İkinci kategorideki öğretmenler ise, “Pireye kızıp yorgan yakanlardır.” Bu kategorideki öğretmenler, özellikle liyakatsiz, yetersiz ve koltuk sahibi olmuş ama sorumluluk özelliği olmayan yöneticilerin, bilinçsiz velilerin vb. kişilerin olumsuz ve tutarsız yaklaşımlarından olumsuz etkilenenlerdir. Bu şekilde motivasyonu kırılan öğretmenlerin maalesef öğrencilerine gereken ilgiyi ve çabayı göstermeyerek öğrencilerini ihmal edip harcayabiliyorlar.
Üçüncü kategorideki öğretmenler ise, ne olursa olsun idealistçe yaklaşım sergileyenlerdir. Yeri geldiği zaman “sorumsuz” ve “liyakatsiz” yöneticilere bile duruş sergileyen, bilinçsiz velileri, öğrencilerin önünde bir engel olarak fark edip, çözüm geliştiren örnek öğretmenlerdir. Dahası motivasyon kırıcı bütün unsurlara rağmen öğrencilerini yetiştirme enerjisini ve arzusunu yitirmeyen, öğrencilerinin yörüngesine giren, öğrencileriyle frekans kuran ve öğrencilerinin bireysel farklılıklarını gözeterek kendilerinde gizli kalan potansiyellerini ortaya çıkartan ilkeli ve erdemli öğretmenlerdir.
*
Evet, “İyi öğretmenlerin yetiştirilmemesi ve atanmaması bir sistem sorunu olabilir ama bir öğretmenin faydalı olmaması sistemsel bir sorun değildir.” Zira her koşulda bireysel çabalarla sistemsel sorunları aşıp faydalı olmak mümkündür. İşte tam da bu öze sahip öğretmenlerin yetiştirilmesi elzemdir
Dolayısıyla elbette eğitim sistemi eleştirilebilir ama eğitim sisteminden önce üçüncü kategorideki özelliklere sahip öğretmenleri yetiştirecek bir öğretmen yetiştirme sistemine büyük bir ihtiyaç var. Çünkü öğretmenlik özelliklerini tam anlamıyla taşıyan öğretmenler, en kötü eğitim sisteminde bile öğrencilerine faydalı olmasını bilen öğretmenlerdir.

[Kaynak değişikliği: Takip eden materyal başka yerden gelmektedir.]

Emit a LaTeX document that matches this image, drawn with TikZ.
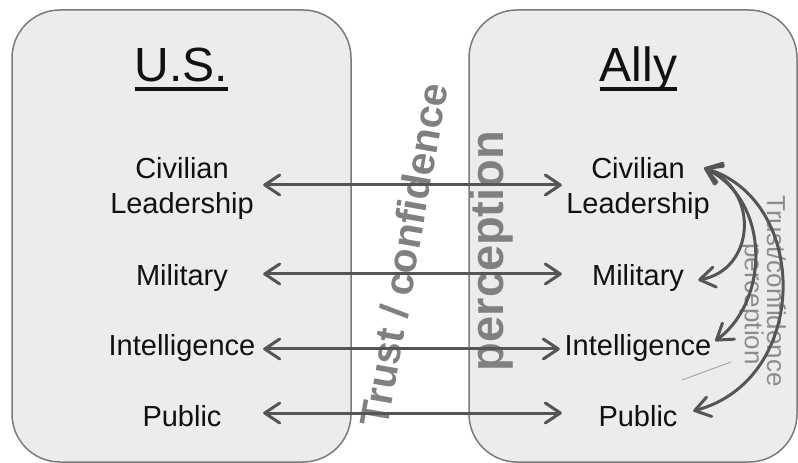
\documentclass[tikz,border=0pt]{standalone}
\usepackage{fontspec}
\setmainfont{Liberation Sans}
\usetikzlibrary{arrows.meta}
\definecolor{boxfill}{HTML}{ECECEC}
\definecolor{boxline}{HTML}{7A7A7A}
\definecolor{arrowc}{HTML}{555555}
\definecolor{midtext}{HTML}{808080}
\definecolor{sidetext}{HTML}{8C8C8C}
\definecolor{thinline}{HTML}{A8A8A8}
\definecolor{ink}{HTML}{111111}
\begin{document}
\begin{tikzpicture}[x=1bp,y=-1bp,
  panel/.style={draw=boxline, fill=boxfill, line width=1.5bp, rounded corners=48bp},
  title/.style={font=\fontsize{48bp}{56bp}\selectfont, text=ink, inner sep=0pt, anchor=base},
  lab/.style={font=\fontsize{29bp}{35bp}\selectfont, text=ink, inner sep=0pt, align=center},
  single/.style={text height=21bp, text depth=6bp, anchor=base},
  lefttext/.style={lab, minimum width=162bp},
  righttext/.style={lab, minimum width=152bp},
  link/.style={draw=arrowc, line width=3bp, line cap=round,
    {Straight Barb[length=15bp,width=20bp,round]}-{Straight Barb[length=15bp,width=20bp,round]}},
  midlabel/.style={text=midtext, inner sep=0pt},
  sidelabel/.style={text=sidetext, inner sep=0pt, font=\fontsize{26bp}{30bp}\selectfont}
]
\useasboundingbox (0,0) rectangle (798,463);

% panels
\draw[panel] (12,10) rectangle (351,462);
\draw[panel] (469,10) rectangle (797,462);

% titles
\node[title] (us) at (181.5,81.7) {U.S.};
\node[title] (ally) at (638.5,81.7) {Ally};
\draw[ink, line width=3.4bp] ([yshift=-7.3bp]us.base west) -- ([yshift=-7.3bp]us.base east);
\draw[ink, line width=3.4bp] ([yshift=-7.3bp]ally.base west) -- ([yshift=-7.3bp]ally.base east);

% middle rotated labels
\node[midlabel, rotate=80, font=\bfseries\fontsize{40.6bp}{48bp}\selectfont] (tc) at (404,255) {Trust / confidence};
\node[midlabel, rotate=90, font=\bfseries\fontsize{47bp}{56bp}\selectfont] (pc) at (491,251) {perception};

% left column
\node[lefttext] (lciv) at (182,189) {Civilian\\Leadership};
\node[lefttext, single] (lmil) at (182,285.5) {Military};
\node[lefttext, single] (lint) at (182,355.5) {Intelligence};
\node[lefttext, single] (lpub) at (182,426.5) {Public};

% right column
\node[righttext] (rciv) at (638,189) {Civilian\\Leadership};
\node[righttext, single] (rmil) at (638,285.5) {Military};
\node[righttext, single] (rint) at (638,355.5) {Intelligence};
\node[righttext, single] (rpub) at (638,426.5) {Public};

% horizontal connectors
\draw[link] ([yshift=4bp]lciv.east) -- ([yshift=4bp]rciv.west);
\draw[link] ([yshift=4bp]lmil.east) -- ([yshift=4bp]rmil.west);
\draw[link] ([yshift=-1bp]lint.east) -- ([yshift=-1bp,xshift=-2bp]rint.west);
\draw[link] ([yshift=6bp]lpub.east) -- ([yshift=6bp]rpub.west);

% right side labels
\node[sidelabel, rotate=-90] (rp) at (751.5,304) {perception};
\node[sidelabel, rotate=-90] (rt) at (776.5,291) {Trust/confidence};

% curved connectors
\coordinate (ctop) at ([xshift=-10bp,yshift=21bp]rciv.east);
\draw[link] (ctop) .. controls +(56,22) and +(57,-10) .. ([xshift=-16bp,yshift=-2bp]rmil.east);
\draw[link] (ctop) .. controls +(66,32) and +(55,-41) .. ([xshift=1bp,yshift=7bp]rint.east);
\draw[link] (ctop) .. controls +(106,32) and +(117,-31) .. ([xshift=-21bp,yshift=8bp]rpub.east);

% thin stray line
\draw[thinline, line width=1bp] (682,380) -- (731,362);
\end{tikzpicture}
\end{document}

Bu bağlamda ikinci kategorideki öğretmenler belki desteklenip rehabilite edilebilir. Ancak birinci kategorideki öğretmenler, hiçbir eğitim isteminde yer almaması gerekenlerdir. Çünkü birinci kategorideki öğretmenler; öğrenciler için, toplum ve ülke için kayıp demektir.

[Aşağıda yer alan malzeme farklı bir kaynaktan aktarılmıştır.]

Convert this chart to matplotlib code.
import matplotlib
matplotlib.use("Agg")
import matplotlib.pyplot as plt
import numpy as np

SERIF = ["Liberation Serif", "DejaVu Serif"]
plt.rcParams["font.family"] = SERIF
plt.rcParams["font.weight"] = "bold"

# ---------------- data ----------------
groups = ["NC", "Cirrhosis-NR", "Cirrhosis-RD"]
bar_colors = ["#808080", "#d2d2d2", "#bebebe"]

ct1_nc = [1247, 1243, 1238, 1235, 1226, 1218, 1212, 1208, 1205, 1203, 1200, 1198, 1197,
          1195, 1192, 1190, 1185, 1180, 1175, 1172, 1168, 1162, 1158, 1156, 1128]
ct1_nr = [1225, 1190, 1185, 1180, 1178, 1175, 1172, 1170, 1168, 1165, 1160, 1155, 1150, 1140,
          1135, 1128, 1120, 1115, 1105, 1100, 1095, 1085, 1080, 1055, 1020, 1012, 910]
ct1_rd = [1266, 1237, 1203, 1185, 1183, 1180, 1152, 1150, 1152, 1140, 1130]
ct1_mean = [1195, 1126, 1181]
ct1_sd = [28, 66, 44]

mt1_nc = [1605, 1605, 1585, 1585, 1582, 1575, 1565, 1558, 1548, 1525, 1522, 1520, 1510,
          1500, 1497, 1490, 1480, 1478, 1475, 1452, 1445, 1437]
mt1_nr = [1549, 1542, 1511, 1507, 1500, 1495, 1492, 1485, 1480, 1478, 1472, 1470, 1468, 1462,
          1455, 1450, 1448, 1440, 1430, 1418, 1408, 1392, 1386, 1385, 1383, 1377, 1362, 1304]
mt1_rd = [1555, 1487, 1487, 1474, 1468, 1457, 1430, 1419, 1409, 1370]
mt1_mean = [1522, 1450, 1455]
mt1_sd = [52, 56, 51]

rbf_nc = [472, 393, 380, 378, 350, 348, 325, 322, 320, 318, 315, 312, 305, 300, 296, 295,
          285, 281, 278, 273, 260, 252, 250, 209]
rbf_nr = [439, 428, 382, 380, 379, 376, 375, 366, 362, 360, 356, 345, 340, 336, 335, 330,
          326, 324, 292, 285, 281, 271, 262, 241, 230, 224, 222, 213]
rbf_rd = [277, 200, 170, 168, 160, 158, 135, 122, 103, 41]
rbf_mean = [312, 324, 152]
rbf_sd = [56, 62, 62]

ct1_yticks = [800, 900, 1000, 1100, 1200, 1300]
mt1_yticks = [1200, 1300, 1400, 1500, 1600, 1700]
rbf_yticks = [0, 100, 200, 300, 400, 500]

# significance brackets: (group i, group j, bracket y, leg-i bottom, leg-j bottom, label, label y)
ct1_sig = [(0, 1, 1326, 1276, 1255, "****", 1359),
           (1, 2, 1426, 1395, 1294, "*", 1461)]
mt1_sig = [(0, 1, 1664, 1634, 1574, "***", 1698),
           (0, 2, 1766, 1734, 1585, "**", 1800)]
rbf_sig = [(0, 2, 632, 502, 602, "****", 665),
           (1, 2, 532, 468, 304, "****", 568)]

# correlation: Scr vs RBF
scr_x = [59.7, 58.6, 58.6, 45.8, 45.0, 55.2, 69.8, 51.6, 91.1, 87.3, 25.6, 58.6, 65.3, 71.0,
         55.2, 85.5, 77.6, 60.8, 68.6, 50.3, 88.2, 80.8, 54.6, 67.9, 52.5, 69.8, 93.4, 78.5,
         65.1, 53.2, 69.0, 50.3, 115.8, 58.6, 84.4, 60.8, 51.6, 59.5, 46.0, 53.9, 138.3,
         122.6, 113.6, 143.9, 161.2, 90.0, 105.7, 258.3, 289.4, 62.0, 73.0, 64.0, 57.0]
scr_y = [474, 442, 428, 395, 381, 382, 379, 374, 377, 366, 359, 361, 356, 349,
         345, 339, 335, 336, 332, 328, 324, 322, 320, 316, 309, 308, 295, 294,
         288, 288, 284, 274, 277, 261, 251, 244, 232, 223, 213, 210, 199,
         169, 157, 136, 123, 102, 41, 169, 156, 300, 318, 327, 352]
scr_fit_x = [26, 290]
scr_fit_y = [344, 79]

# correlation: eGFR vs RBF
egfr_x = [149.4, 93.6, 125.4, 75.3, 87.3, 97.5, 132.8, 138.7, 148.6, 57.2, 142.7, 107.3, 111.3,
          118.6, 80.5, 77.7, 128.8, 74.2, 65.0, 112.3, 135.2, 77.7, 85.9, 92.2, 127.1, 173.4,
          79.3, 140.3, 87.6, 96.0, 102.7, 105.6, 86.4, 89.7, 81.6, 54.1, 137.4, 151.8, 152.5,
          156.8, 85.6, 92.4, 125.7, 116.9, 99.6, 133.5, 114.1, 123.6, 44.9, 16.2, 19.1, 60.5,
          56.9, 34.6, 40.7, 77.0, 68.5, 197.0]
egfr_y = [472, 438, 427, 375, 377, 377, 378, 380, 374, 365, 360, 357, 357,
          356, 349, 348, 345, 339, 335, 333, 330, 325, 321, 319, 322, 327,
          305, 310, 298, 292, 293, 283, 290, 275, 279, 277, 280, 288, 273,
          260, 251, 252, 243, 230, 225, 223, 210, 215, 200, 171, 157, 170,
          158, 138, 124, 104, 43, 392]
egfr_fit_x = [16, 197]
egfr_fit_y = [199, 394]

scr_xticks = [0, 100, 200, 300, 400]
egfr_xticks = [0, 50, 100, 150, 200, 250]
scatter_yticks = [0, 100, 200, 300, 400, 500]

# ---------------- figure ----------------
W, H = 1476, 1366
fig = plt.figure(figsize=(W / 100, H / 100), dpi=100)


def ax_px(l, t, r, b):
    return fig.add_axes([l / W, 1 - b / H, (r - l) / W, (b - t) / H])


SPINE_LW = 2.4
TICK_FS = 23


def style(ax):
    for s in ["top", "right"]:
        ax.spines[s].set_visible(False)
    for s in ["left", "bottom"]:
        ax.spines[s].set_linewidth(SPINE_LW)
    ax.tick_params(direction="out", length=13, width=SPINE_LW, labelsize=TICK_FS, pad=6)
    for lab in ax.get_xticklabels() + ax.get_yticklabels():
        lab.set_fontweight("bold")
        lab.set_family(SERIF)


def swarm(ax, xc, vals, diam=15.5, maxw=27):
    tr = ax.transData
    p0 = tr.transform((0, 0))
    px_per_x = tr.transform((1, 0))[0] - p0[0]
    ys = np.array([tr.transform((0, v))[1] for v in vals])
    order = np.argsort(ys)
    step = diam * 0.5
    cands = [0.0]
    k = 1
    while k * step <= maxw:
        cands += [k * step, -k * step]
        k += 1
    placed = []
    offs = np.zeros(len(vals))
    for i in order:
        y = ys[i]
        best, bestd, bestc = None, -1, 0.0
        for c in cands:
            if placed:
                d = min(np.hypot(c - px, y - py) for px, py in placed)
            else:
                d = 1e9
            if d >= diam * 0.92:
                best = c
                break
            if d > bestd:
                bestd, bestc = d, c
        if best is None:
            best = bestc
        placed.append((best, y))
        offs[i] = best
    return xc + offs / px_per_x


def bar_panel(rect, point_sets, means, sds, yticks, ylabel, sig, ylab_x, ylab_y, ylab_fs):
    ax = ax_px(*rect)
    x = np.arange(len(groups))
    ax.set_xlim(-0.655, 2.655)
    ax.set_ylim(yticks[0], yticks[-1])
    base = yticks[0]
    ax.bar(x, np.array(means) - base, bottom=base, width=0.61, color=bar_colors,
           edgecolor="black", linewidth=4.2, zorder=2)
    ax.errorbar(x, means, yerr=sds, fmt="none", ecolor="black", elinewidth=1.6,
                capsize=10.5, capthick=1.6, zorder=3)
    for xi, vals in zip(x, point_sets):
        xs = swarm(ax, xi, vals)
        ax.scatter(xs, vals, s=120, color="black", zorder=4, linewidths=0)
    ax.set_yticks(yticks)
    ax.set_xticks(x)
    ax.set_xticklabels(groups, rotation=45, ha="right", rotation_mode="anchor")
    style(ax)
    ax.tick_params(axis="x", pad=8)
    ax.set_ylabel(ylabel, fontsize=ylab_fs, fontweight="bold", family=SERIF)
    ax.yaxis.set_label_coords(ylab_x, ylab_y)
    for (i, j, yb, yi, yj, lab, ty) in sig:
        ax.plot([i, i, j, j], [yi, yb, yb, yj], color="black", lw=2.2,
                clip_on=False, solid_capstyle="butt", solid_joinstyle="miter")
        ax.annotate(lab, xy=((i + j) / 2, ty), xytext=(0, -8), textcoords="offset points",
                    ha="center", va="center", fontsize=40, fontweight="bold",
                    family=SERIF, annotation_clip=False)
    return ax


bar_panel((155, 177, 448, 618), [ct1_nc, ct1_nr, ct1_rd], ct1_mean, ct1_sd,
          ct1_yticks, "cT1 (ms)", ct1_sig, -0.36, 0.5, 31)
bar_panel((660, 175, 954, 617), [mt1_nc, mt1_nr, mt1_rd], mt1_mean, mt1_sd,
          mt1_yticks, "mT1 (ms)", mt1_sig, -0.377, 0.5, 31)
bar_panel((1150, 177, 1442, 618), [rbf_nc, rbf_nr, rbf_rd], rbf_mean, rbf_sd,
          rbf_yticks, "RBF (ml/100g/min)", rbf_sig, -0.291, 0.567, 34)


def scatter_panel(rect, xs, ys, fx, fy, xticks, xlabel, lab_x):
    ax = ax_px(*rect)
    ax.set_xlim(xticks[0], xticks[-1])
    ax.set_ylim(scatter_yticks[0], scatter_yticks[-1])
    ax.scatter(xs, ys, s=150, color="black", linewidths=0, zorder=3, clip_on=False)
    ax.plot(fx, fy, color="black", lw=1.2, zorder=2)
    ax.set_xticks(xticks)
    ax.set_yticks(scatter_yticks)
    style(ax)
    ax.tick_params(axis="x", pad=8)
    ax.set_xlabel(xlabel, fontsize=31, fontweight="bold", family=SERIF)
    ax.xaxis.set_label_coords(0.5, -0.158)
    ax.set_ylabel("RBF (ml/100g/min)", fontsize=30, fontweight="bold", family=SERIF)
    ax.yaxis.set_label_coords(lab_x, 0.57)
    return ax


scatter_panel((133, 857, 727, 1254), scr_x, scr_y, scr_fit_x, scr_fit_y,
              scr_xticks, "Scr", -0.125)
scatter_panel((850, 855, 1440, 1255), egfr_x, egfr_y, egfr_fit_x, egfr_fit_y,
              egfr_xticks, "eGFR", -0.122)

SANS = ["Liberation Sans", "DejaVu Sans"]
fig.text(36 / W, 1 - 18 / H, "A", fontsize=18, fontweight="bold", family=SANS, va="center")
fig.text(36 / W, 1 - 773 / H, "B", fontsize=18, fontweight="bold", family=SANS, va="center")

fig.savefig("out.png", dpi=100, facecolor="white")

Hem bütün dezavantajlı öğrencileri, farklı kültürel ve bireysel özelliklere sahip öğrencileri kapsayan ve öğrencilerinin bütün farklılıklarına değer veren, saygı gösteren ve farklı becerilere gereken önemi veren öğretmenler, aslında toplumun doğru inşa edilmesini de sağlar.
Evet, işte bu derinliğe, bu dinamiğe, bu anlayışa ve hassasiyete sahip olan öğretmenlerin sayılarının yetiştirilip çoğalması dileğiyle…
2023-2024 eğitim öğretim yılı 2. dönem bütün eğitim camiasına hayırlı olsun.